En un movimiento estratégico y audaz, Rusia ha decidido emprender un camino hacia la independencia tecnológica, separándose de Occidente. La motivación detrás de este esfuerzo es doble: lograr una soberanía digital completa y consolidar un aislamiento ideológico. Lo que comenzó como una respuesta a las sanciones internacionales se ha convertido en la construcción de un nuevo telón de acero, esta vez digital.
El Kremlin ha estado desarrollando su propio ecosistema tecnológico, desde sistemas operativos alternativos como Astra Linux, utilizado por sus Fuerzas Armadas, hasta navegadores y motores de búsqueda como Yandex. El objetivo es claro: eliminar la dependencia de herramientas tecnológicas de empresas americanas y europeas como Microsoft y Google.
Pero Rusia no se detiene en el software. También está avanzando en la creación de sus propios procesadores, como Elbrus y Baikal. Aunque enfrenta limitaciones debido a su dependencia de países como China e India, la nación está decidida a reforzar sus lazos con los países del BRICS, desafiando el orden económico global y ofreciendo una alternativa al modelo occidental.
Sin embargo, el aspecto más alarmante de esta estrategia es la implementación de lo que denominan «internet soberana». Desde 2019, Rusia ha estado diseñando un sistema capaz de funcionar de manera aislada del resto del mundo. Este proyecto, bajo el pretexto de la seguridad nacional, establece DNS nacionales obligatorios y mecanismos para redirigir el tráfico digital dentro de sus fronteras.
Esta soberanía tecnológica no solo busca proteger infraestructuras críticas, sino también controlar la información y vigilar a los ciudadanos. Rusia ha invertido significativamente en inteligencia artificial, reconocimiento facial y tecnologías de vigilancia masiva, en colaboración con China.
El régimen de Putin, en nombre de la autodeterminación digital, está construyendo una estructura de control que podría afectar la libertad de expresión y el acceso a la información.
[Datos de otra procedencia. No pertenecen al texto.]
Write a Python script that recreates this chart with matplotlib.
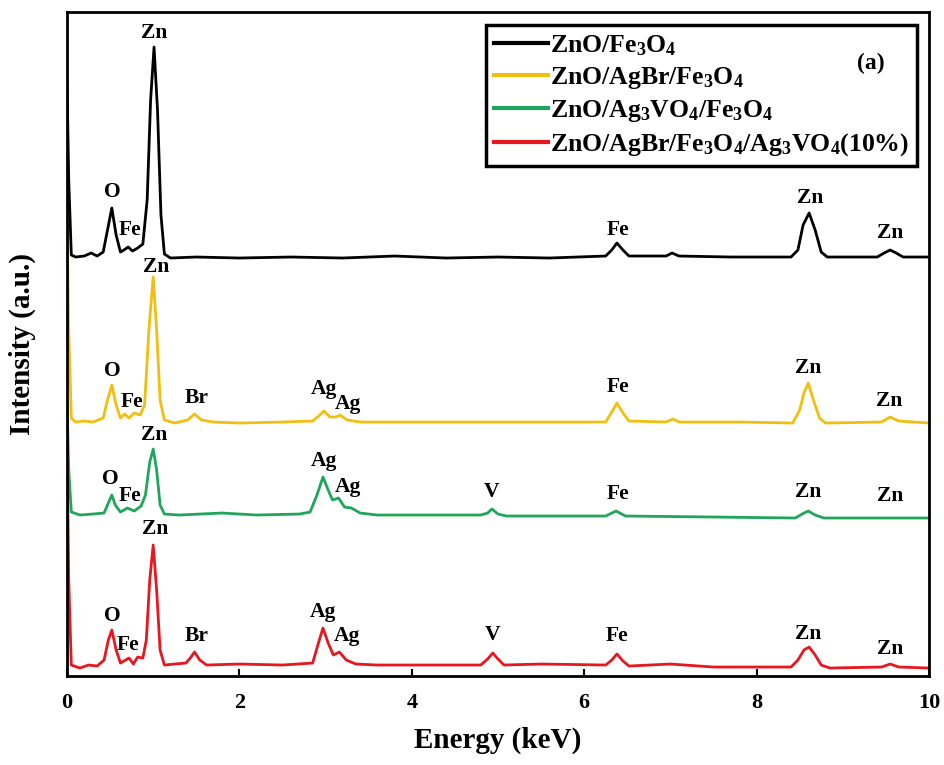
import matplotlib
matplotlib.use("Agg")
import matplotlib.pyplot as plt

plt.rcParams['font.family'] = ['Liberation Serif', 'DejaVu Serif']
plt.rcParams['font.weight'] = 'bold'
plt.rcParams['mathtext.default'] = 'regular'

# EDS spectra (energy in keV, intensity in a.u., already stacked)
black_x = [0.0, 0.02, 0.05, 0.1, 0.2, 0.28, 0.35, 0.42, 0.47, 0.52, 0.57, 0.62, 0.66, 0.71, 0.76,
           0.82, 0.88, 0.93, 0.97, 1.01, 1.05, 1.09, 1.13, 1.2, 1.5, 2.0, 2.6, 3.2, 3.8, 4.4, 5.0,
           5.6, 6.25, 6.32, 6.38, 6.45, 6.52, 6.95, 7.02, 7.1, 7.7, 8.4, 8.48, 8.54, 8.61, 8.68,
           8.75, 8.82, 9.4, 9.48, 9.55, 9.62, 9.7, 10.0]
black_y = [594, 496, 421, 419, 420, 423, 420, 424, 446, 468, 441, 424, 426, 429, 425,
           428, 432, 476, 576, 629, 566, 461, 422, 418, 419, 418, 419, 418, 420, 418, 419,
           418, 420, 426, 433, 426, 420, 420, 423, 420, 419, 419, 426, 451, 463, 446,
           424, 419, 419, 423, 426, 423, 419, 419]

yellow_x = [0.0, 0.02, 0.05, 0.1, 0.2, 0.3, 0.42, 0.47, 0.52, 0.57, 0.62, 0.67, 0.72, 0.78, 0.85,
            0.9, 0.95, 1.0, 1.04, 1.08, 1.13, 1.25, 1.4, 1.48, 1.56, 1.7, 2.0, 2.5, 2.85, 2.92,
            2.98, 3.05, 3.12, 3.17, 3.25, 3.4, 4.0, 5.0, 5.8, 6.25, 6.32, 6.38, 6.45, 6.52,
            6.95, 7.03, 7.1, 7.8, 8.42, 8.5, 8.55, 8.6, 8.66, 8.73, 8.8, 9.45, 9.55, 9.65, 10.0]
yellow_y = [461, 346, 258, 254, 255, 254, 258, 276, 291, 271, 258, 262, 258, 263, 261,
            271, 346, 399, 346, 276, 256, 253, 256, 262, 256, 254, 253, 254, 255, 260,
            265, 259, 259, 261, 256, 254, 254, 254, 254, 254, 264, 273, 263, 255,
            254, 257, 254, 254, 253, 266, 283, 293, 276, 258, 253, 254, 259, 255, 253]

green_x = [0.0, 0.02, 0.05, 0.15, 0.3, 0.43, 0.48, 0.52, 0.56, 0.62, 0.7, 0.78, 0.86, 0.91, 0.96,
           1.0, 1.04, 1.08, 1.13, 1.3, 1.8, 2.2, 2.7, 2.82, 2.9, 2.97, 3.03, 3.08, 3.15, 3.22,
           3.3, 3.4, 3.6, 4.2, 4.8, 4.88, 4.93, 5.0, 5.1, 5.7, 6.25, 6.37, 6.48, 7.5, 8.45,
           8.55, 8.6, 8.68, 8.78, 9.3, 10.0]
green_y = [276, 206, 164, 161, 162, 163, 173, 181, 171, 164, 168, 165, 170, 181, 214,
           227, 206, 171, 162, 161, 163, 161, 162, 164, 181, 199, 186, 176, 178, 169,
           168, 163, 161, 161, 161, 163, 167, 162, 160, 160, 160, 165, 160, 159, 158,
           163, 165, 161, 158, 158, 158]

red_x = [0.0, 0.02, 0.05, 0.15, 0.25, 0.35, 0.43, 0.48, 0.52, 0.57, 0.62, 0.68, 0.72, 0.77, 0.82,
         0.88, 0.92, 0.96, 1.0, 1.04, 1.08, 1.13, 1.25, 1.38, 1.43, 1.48, 1.54, 1.62, 2.0, 2.5,
         2.85, 2.91, 2.97, 3.03, 3.09, 3.16, 3.24, 3.35, 3.6, 4.2, 4.8, 4.88, 4.94, 5.0, 5.07,
         5.5, 6.25, 6.32, 6.38, 6.45, 6.52, 7.0, 7.5, 8.4, 8.48, 8.55, 8.61, 8.68, 8.75, 8.85,
         9.45, 9.55, 9.65, 10.0]
red_y = [236, 96, 11, 8, 11, 10, 16, 36, 46, 26, 13, 16, 18, 12, 19,
         18, 36, 96, 131, 86, 26, 11, 12, 13, 18, 24, 16, 11, 12, 11,
         13, 31, 48, 33, 21, 24, 16, 12, 11, 11, 11, 17, 23, 17, 11,
         12, 11, 16, 22, 15, 10, 12, 9, 9, 16, 26, 29, 21, 11, 8,
         9, 12, 9, 8]

series_names = [r'ZnO/Fe$_{3}$O$_{4}$',
                r'ZnO/AgBr/Fe$_{3}$O$_{4}$',
                r'ZnO/Ag$_{3}$VO$_{4}$/Fe$_{3}$O$_{4}$',
                r'ZnO/AgBr/Fe$_{3}$O$_{4}$/Ag$_{3}$VO$_{4}$(10%)']
series_colors = ['#000000', '#F2BE10', '#1FA65A', '#E8161E']

# peak labels: (element, energy, height)
black_peaks = [('Zn', 1.01, 643), ('O', 0.52, 484), ('Fe', 0.73, 446), ('Fe', 6.39, 446),
               ('Zn', 8.62, 478), ('Zn', 9.55, 443)]
yellow_peaks = [('Zn', 1.03, 409), ('O', 0.52, 305), ('Fe', 0.75, 274), ('Br', 1.5, 278),
                ('Ag', 2.98, 287), ('Ag', 3.26, 272), ('Fe', 6.39, 289), ('Zn', 8.6, 308),
                ('Zn', 9.54, 275)]
green_peaks = [('Zn', 1.01, 241), ('O', 0.5, 197), ('Fe', 0.73, 180), ('Ag', 2.98, 215),
               ('Ag', 3.26, 189), ('V', 4.93, 184), ('Fe', 6.39, 182), ('Zn', 8.6, 184),
               ('Zn', 9.55, 180)]
red_peaks = [('Zn', 1.02, 147), ('O', 0.52, 60), ('Fe', 0.71, 31), ('Br', 1.51, 40),
             ('Ag', 2.97, 64), ('Ag', 3.25, 40), ('V', 4.94, 41), ('Fe', 6.38, 40),
             ('Zn', 8.6, 42), ('Zn', 9.55, 27)]

fig = plt.figure(figsize=(9.45, 7.65), dpi=100)
ax = fig.add_axes([0.0709, 0.1163, 0.9121, 0.868])

spectra = [(black_x, black_y), (yellow_x, yellow_y), (green_x, green_y), (red_x, red_y)]
for (xs, ys), name, col in zip(spectra, series_names, series_colors):
    ax.plot(xs, ys, color=col, linewidth=2.0, label=name, solid_joinstyle='round')

for peaks in [black_peaks, yellow_peaks, green_peaks, red_peaks]:
    for el, e, h in peaks:
        ax.text(e, h, el, ha='center', va='center', fontsize=15.5, fontweight='bold')

ax.set_xlim(0, 10)
ax.set_ylim(0, 664)
ax.set_xticks([0, 2, 4, 6, 8, 10])
ax.set_yticks([])
ax.tick_params(axis='x', direction='in', length=5, width=1.5, labelsize=16, pad=12)
for lab in ax.get_xticklabels():
    lab.set_fontweight('bold')
for sp in ax.spines.values():
    sp.set_linewidth(2.0)

ax.set_xlabel('Energy (keV)', fontsize=21, fontweight='bold', labelpad=10)
ax.set_ylabel('Intensity (a.u.)', fontsize=21, fontweight='bold', labelpad=22)

leg = ax.legend(loc='upper right', bbox_to_anchor=(0.986, 0.980), borderaxespad=0,
                fancybox=False, framealpha=1, edgecolor='black',
                handlelength=2.1, handletextpad=0.1, labelspacing=0.28, borderpad=0.3,
                prop={'weight': 'bold', 'size': 18.5})
leg.get_frame().set_linewidth(2.5)
for line in leg.get_lines():
    line.set_linewidth(3)

ax.text(0.932, 0.922, '(a)', transform=ax.transAxes, ha='center', va='center',
        fontsize=17, fontweight='bold', zorder=10)

fig.savefig('out.png', dpi=100)
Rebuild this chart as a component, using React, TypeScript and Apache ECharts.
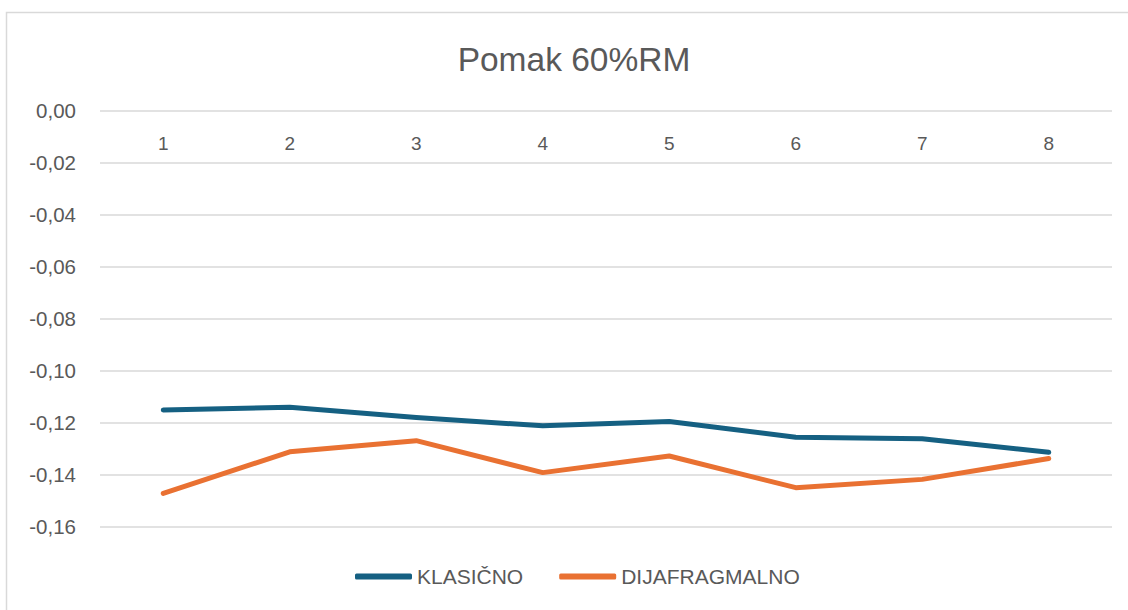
import React, { useEffect, useRef } from "react";
import * as echarts from "echarts";

const categories = ["1", "2", "3", "4", "5", "6", "7", "8"];
const klasicno = [-0.1151, -0.1141, -0.118, -0.1212, -0.1195, -0.1256, -0.1262, -0.1314];
const dijafragmalno = [-0.1472, -0.1312, -0.1269, -0.1392, -0.1328, -0.145, -0.1418, -0.1338];
const seriesNames = ["KLASIČNO", "DIJAFRAGMALNO"];
const titleText = "Pomak 60%RM";

const FONT = "'Liberation Sans', Arial, sans-serif";
const TEXT = "#595959";

export default function App() {
  const ref = useRef<HTMLDivElement>(null);
  useEffect(() => {
    if (!ref.current) return;
    const chart = echarts.init(ref.current, null, { renderer: "svg" });
    chart.setOption({
      animation: false,
      backgroundColor: "#ffffff",
      textStyle: { fontFamily: FONT },
      title: {
        text: titleText,
        left: 569,
        textAlign: "center",
        top: 37,
        textStyle: { fontFamily: FONT, fontSize: 33.5, fontWeight: "normal", color: TEXT },
      },
      graphic: [
        {
          type: "rect",
          shape: { x: 6.5, y: 12.5, width: 1140, height: 620 },
          style: { fill: "none", stroke: "#d9d9d9", lineWidth: 1.5 },
          silent: true,
        },
      ],
      legend: {
        left: 355,
        top: 566,
        padding: 0,
        itemWidth: 57,
        itemHeight: 6,
        itemGap: 36,
        icon: "roundRect",
        data: seriesNames,
        textStyle: { fontFamily: FONT, fontSize: 21, color: TEXT },
      },
      grid: { left: 100, right: 16, top: 110.7, bottom: 83.3, containLabel: false },
      xAxis: {
        type: "category",
        data: categories,
        position: "top",
        boundaryGap: true,
        axisLine: { show: false },
        axisTick: { show: false },
        axisLabel: { inside: true, margin: 23, fontFamily: FONT, fontSize: 19, color: TEXT },
      },
      yAxis: {
        type: "value",
        min: -0.16,
        max: 0,
        interval: 0.02,
        axisLine: { show: false },
        axisTick: { show: false },
        axisLabel: {
          margin: 24,
          fontFamily: FONT,
          fontSize: 20.5,
          color: TEXT,
          formatter: (v: number) => (Math.abs(v) < 1e-9 ? "0,00" : v.toFixed(2).replace(".", ",")),
        },
        splitLine: { lineStyle: { color: "#d9d9d9", width: 1.5 } },
      },
      series: [
        {
          name: seriesNames[0],
          type: "line",
          data: klasicno,
          symbol: "none",
          color: "#156082",
          lineStyle: { width: 5, color: "#156082", cap: "round", join: "round" },
        },
        {
          name: seriesNames[1],
          type: "line",
          data: dijafragmalno,
          symbol: "none",
          color: "#E97132",
          lineStyle: { width: 5, color: "#E97132", cap: "round", join: "round" },
        },
      ],
    });
    return () => chart.dispose();
  }, []);
  return (
    <div
      ref={ref}
      style={{ position: "fixed", left: 0, top: 0, width: 1128, height: 610 }}
    />
  );
}
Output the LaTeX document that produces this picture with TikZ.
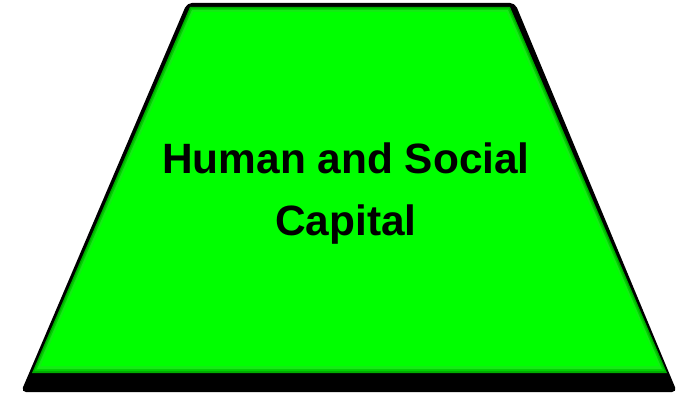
\documentclass[tikz,border=0pt]{standalone}
\usepackage{fontspec}
\setmainfont{Liberation Sans}
\definecolor{shapegreen}{RGB}{0,255,0}
\definecolor{bevelA}{RGB}{0,170,0}
\definecolor{bevelB}{RGB}{0,210,0}
\definecolor{bevelC}{RGB}{20,235,20}
\begin{document}
\begin{tikzpicture}[x=1pt,y=-1pt,
  shadowshape/.style={fill=black,rounded corners=5pt},
  label/.style={font=\bfseries\fontsize{42.4}{62}\selectfont,align=center,text=black}]
\useasboundingbox (0,0) rectangle (677,396);
% shadow
\fill[shadowshape] (187,3) -- (515,3) -- (677,392) -- (21,392) -- cycle;
% bevel layers
\fill[bevelA] (190,7) -- (510,7) -- (667,373) -- (32,373) -- cycle;
\fill[bevelB] (191,8.5) -- (509,8.5) -- (664.5,371) -- (34.5,371) -- cycle;
\fill[bevelC] (192,10) -- (508,10) -- (662,369) -- (37,369) -- cycle;
\fill[shapegreen] (193.5,12) -- (506.5,12) -- (659,366) -- (40.5,366) -- cycle;
\node[label] (t) at (346,194) {Human and Social\\Capital};
\end{tikzpicture}
\end{document}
Occidente, por su parte, debe decidir si acepta esta desconexión como parte de la nueva normalidad o si defiende la universalidad de una red abierta y libre.
La pregunta clave es si el mundo está preparado para coexistir con sistemas digitales paralelos, donde la censura y la represión podrían ser la norma. La fragmentación tecnológica no es solo una cuestión geopolítica; es una batalla de valores. Permitir que se imponga un modelo digital cerrado implica ceder terreno en la defensa de las libertades fundamentales.